#### Problem to solve:
Everything from the first line of the data below through the line that contains "fig = plt.figure(figsize=(W" should be written out exactly, please, and nothing more; the pictures stay out.
** START Data lines **
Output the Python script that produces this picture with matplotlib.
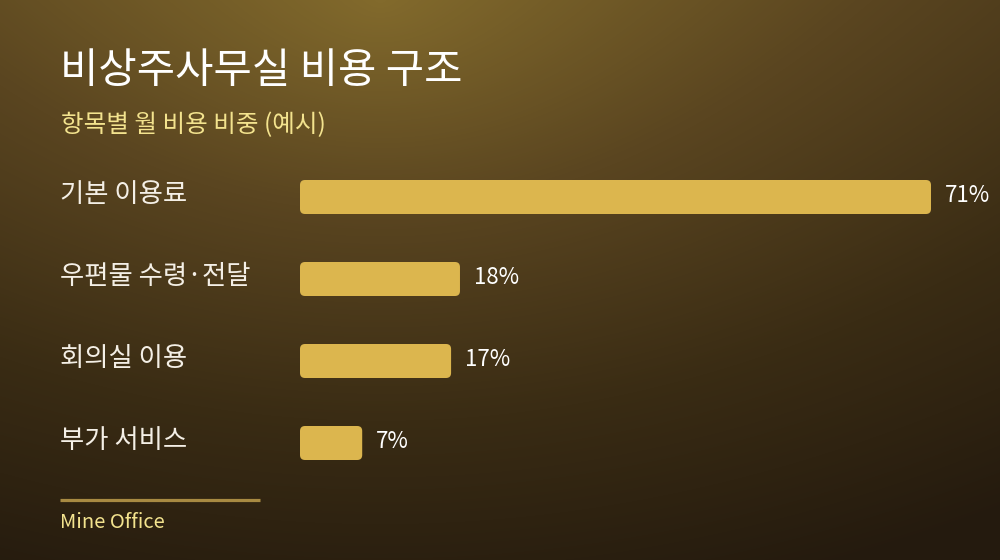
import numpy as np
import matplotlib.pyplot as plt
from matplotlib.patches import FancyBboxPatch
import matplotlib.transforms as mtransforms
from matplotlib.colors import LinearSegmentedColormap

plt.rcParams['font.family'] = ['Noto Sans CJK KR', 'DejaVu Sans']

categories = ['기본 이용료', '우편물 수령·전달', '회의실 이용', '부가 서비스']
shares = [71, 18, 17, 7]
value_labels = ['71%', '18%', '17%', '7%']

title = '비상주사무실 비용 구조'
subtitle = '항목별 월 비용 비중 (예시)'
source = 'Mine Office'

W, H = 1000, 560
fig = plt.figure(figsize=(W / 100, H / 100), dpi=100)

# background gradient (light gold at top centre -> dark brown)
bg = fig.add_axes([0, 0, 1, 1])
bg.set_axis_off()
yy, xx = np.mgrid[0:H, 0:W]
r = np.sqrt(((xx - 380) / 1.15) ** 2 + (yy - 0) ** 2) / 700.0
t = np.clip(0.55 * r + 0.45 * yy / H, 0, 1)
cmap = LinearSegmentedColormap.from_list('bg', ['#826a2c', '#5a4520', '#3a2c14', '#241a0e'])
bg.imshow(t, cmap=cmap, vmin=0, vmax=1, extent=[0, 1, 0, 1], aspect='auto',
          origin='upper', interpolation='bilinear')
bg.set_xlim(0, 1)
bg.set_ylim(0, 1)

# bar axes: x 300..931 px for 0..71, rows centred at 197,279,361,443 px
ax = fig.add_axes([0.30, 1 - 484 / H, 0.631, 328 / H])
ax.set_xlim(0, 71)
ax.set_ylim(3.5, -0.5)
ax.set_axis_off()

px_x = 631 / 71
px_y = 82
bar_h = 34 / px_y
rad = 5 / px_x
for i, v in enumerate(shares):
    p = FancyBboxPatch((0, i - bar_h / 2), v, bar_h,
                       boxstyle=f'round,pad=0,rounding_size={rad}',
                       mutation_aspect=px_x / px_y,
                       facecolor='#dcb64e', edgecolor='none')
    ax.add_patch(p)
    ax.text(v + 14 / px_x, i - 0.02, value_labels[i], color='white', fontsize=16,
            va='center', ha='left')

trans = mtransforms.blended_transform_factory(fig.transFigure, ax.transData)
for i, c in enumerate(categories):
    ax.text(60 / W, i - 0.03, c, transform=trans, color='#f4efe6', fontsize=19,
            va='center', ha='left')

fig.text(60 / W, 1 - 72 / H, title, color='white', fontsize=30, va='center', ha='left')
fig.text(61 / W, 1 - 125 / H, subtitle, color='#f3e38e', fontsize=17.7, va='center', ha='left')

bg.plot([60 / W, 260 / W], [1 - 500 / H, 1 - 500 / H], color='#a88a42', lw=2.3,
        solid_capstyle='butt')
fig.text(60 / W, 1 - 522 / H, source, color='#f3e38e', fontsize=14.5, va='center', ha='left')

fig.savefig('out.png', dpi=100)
** END Data lines **
#### Reply to the task:
Output the Python script that produces this picture with matplotlib.
import numpy as np
import matplotlib.pyplot as plt
from matplotlib.patches import FancyBboxPatch
import matplotlib.transforms as mtransforms
from matplotlib.colors import LinearSegmentedColormap

plt.rcParams['font.family'] = ['Noto Sans CJK KR', 'DejaVu Sans']

categories = ['기본 이용료', '우편물 수령·전달', '회의실 이용', '부가 서비스']
shares = [71, 18, 17, 7]
value_labels = ['71%', '18%', '17%', '7%']

title = '비상주사무실 비용 구조'
subtitle = '항목별 월 비용 비중 (예시)'
source = 'Mine Office'

W, H = 1000, 560
fig = plt.figure(figsize=(W / 100, H / 100), dpi=100)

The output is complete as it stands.